◆ **Source excerpt**:
################
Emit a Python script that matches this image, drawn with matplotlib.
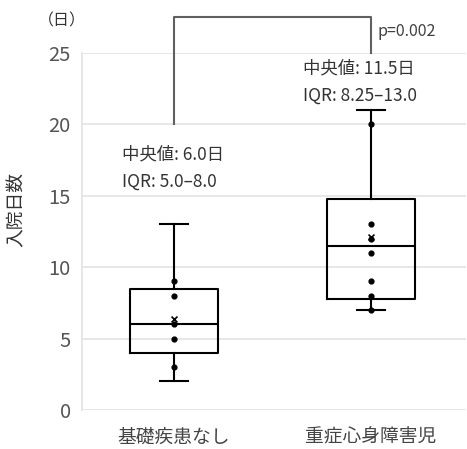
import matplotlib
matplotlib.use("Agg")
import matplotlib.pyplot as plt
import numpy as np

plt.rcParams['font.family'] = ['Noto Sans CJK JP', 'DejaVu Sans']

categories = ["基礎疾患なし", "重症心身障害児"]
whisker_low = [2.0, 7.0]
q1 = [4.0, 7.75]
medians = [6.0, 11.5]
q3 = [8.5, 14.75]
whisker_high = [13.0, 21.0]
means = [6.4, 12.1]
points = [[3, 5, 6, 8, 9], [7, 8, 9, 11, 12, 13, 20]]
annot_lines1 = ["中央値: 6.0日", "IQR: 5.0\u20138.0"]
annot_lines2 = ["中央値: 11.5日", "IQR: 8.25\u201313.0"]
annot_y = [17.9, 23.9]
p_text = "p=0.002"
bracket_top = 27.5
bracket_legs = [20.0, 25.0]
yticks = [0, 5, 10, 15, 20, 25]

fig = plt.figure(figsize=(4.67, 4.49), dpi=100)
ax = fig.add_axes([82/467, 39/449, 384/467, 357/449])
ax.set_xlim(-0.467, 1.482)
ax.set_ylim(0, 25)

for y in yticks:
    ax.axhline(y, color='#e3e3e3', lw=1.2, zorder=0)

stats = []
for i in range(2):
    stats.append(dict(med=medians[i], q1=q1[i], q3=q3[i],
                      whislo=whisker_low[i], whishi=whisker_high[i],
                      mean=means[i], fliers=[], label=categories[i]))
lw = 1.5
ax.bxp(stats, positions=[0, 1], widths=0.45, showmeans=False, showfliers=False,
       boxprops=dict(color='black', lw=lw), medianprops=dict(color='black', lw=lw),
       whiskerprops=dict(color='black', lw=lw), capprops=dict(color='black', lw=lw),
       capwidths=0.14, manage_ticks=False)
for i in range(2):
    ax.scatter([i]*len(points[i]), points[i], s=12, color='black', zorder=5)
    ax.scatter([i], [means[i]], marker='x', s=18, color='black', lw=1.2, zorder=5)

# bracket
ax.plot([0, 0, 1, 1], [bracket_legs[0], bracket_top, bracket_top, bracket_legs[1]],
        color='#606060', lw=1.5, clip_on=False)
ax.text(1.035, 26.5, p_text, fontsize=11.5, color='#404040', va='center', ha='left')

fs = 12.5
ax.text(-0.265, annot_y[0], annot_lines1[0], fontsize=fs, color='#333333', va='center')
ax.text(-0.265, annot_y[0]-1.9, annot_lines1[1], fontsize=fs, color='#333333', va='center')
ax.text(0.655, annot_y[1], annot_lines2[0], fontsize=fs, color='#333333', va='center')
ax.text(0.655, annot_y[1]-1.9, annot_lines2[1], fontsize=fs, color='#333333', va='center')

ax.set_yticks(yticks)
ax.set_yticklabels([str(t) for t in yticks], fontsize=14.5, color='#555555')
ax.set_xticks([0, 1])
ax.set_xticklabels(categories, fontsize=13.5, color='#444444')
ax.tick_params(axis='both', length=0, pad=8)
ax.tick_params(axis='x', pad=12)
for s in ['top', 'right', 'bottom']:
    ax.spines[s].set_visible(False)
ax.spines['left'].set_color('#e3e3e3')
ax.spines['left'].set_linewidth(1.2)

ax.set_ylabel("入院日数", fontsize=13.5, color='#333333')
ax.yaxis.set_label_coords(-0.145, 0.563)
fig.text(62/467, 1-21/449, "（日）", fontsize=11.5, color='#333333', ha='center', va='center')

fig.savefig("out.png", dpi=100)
################
◆ **What the task asks**:
Starting at the top of the listing above, please restate word for word each line up to and including the one that holds "color='#404040', va='center', ha='left')", omitting every image.

◆ **Full answer**:
Emit a Python script that matches this image, drawn with matplotlib.
import matplotlib
matplotlib.use("Agg")
import matplotlib.pyplot as plt
import numpy as np

plt.rcParams['font.family'] = ['Noto Sans CJK JP', 'DejaVu Sans']

categories = ["基礎疾患なし", "重症心身障害児"]
whisker_low = [2.0, 7.0]
q1 = [4.0, 7.75]
medians = [6.0, 11.5]
q3 = [8.5, 14.75]
whisker_high = [13.0, 21.0]
means = [6.4, 12.1]
points = [[3, 5, 6, 8, 9], [7, 8, 9, 11, 12, 13, 20]]
annot_lines1 = ["中央値: 6.0日", "IQR: 5.0\u20138.0"]
annot_lines2 = ["中央値: 11.5日", "IQR: 8.25\u201313.0"]
annot_y = [17.9, 23.9]
p_text = "p=0.002"
bracket_top = 27.5
bracket_legs = [20.0, 25.0]
yticks = [0, 5, 10, 15, 20, 25]

fig = plt.figure(figsize=(4.67, 4.49), dpi=100)
ax = fig.add_axes([82/467, 39/449, 384/467, 357/449])
ax.set_xlim(-0.467, 1.482)
ax.set_ylim(0, 25)

for y in yticks:
    ax.axhline(y, color='#e3e3e3', lw=1.2, zorder=0)

stats = []
for i in range(2):
    stats.append(dict(med=medians[i], q1=q1[i], q3=q3[i],
                      whislo=whisker_low[i], whishi=whisker_high[i],
                      mean=means[i], fliers=[], label=categories[i]))
lw = 1.5
ax.bxp(stats, positions=[0, 1], widths=0.45, showmeans=False, showfliers=False,
       boxprops=dict(color='black', lw=lw), medianprops=dict(color='black', lw=lw),
       whiskerprops=dict(color='black', lw=lw), capprops=dict(color='black', lw=lw),
       capwidths=0.14, manage_ticks=False)
for i in range(2):
    ax.scatter([i]*len(points[i]), points[i], s=12, color='black', zorder=5)
    ax.scatter([i], [means[i]], marker='x', s=18, color='black', lw=1.2, zorder=5)

# bracket
ax.plot([0, 0, 1, 1], [bracket_legs[0], bracket_top, bracket_top, bracket_legs[1]],
        color='#606060', lw=1.5, clip_on=False)
ax.text(1.035, 26.5, p_text, fontsize=11.5, color='#404040', va='center', ha='left')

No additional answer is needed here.